Where judges are concerned there is a question too whether judicial skills, required to weigh the evidence to determine guilt in the criminal court or liability in the civil court, transfer easily to inquiries. The courtroom usually requires a ‘black or white’ answer which, as Scott suggested, may not be appropriate in an inquiry. Moreover the nature of judicial responsibilities is changing. The Human Rights Act 1998, for example, means that senior judges now have a constitutional role. Greater clarity in the relationship between the executive and the judiciary is being sought through current Government proposals for a supreme court and the abolition of the office of Lord Chancellor. In these circumstances it is debatable whether it is constitutionally appropriate to continue to use judges to chair inquiries, particularly those directly affecting the Government.

Time for reconsideration?

This Inquiry aims to consider whether, nearly forty years after Lord Salmon examined the 1921 Act experience of the inquiry process suggests that the time is right to revisit the best way of conducting investigations into matters of serious public concern when things go wrong and what the role of Parliament should be in that if any.
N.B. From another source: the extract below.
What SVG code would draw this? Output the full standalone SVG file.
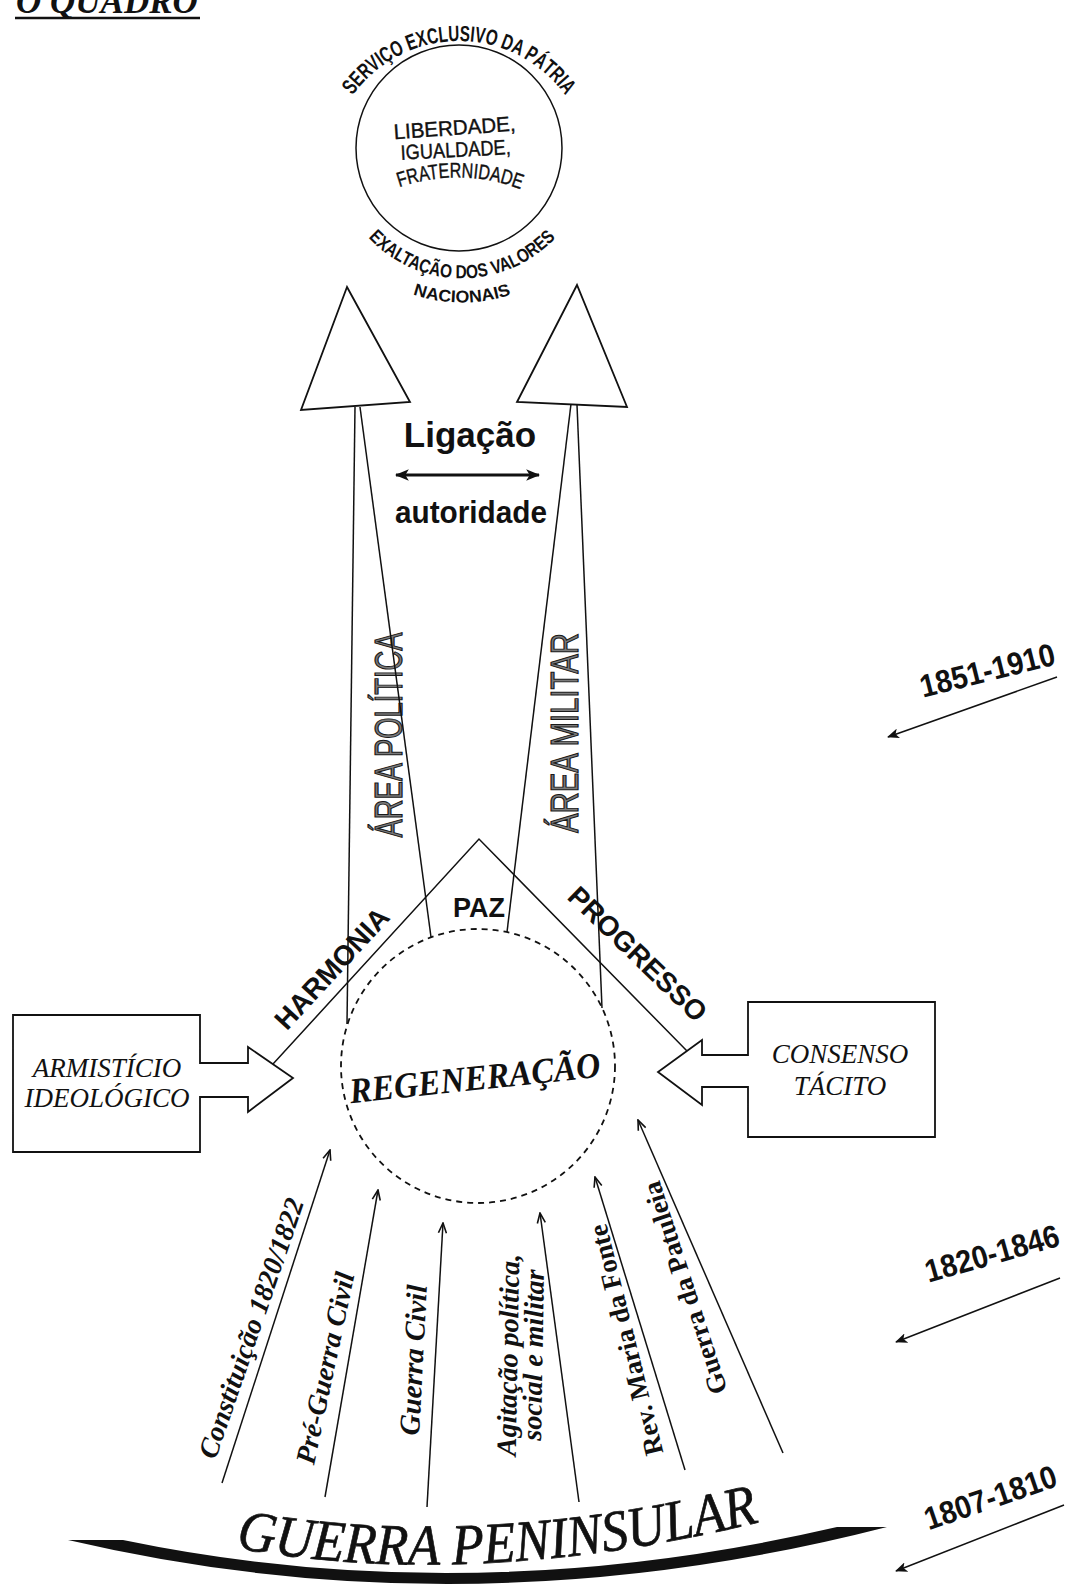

Although known as “independent public inquiries” this description is subject to some qualification. Invariably it is Ministers who set up inquiries in response to political or public pressure or, more cynically, as a means of deferring a potential problem. It is Ministers who therefore are responsible for an inquiry’s composition, its terms of reference, and the powers and resources at its disposal. They may also influence its form; not all independent inquiries are necessarily conducted in public. In the recent debates about the terms of reference of the Butler Inquiry to review intelligence on WMD the Government has stated that the House cannot subcontract its responsibility for decisions to an inquiry.

However if there is to be greater parliamentary role in determining matters of public concern, consideration will need to be given to the validity of the criticisms about the shortcomings of parliamentary committees and how they can best be addressed. At minimum this could simply mean that the 1921 Act, with its requirement for Parliamentary resolutions, should always form the basis of any inquiry of this nature although it may require some consequential amendment. If Parliament is to play a more proactive role via select committees consideration will need to be given as to whether departmental committees are the appropriate means for doing so; whether a select committee should be appointed specifically for the purpose; what its composition should be perhaps by formalising the ad hoc and practically bi-cameral nature of the Committee of Privy Counselors; what access to witnesses and documents they should have; and the availability of expertise and resources that might be available to them such as the use of “parliamentary commissions”; in the form of existing organisations such as the Ombudsman or through the use of Counsel as part of such an inquiry.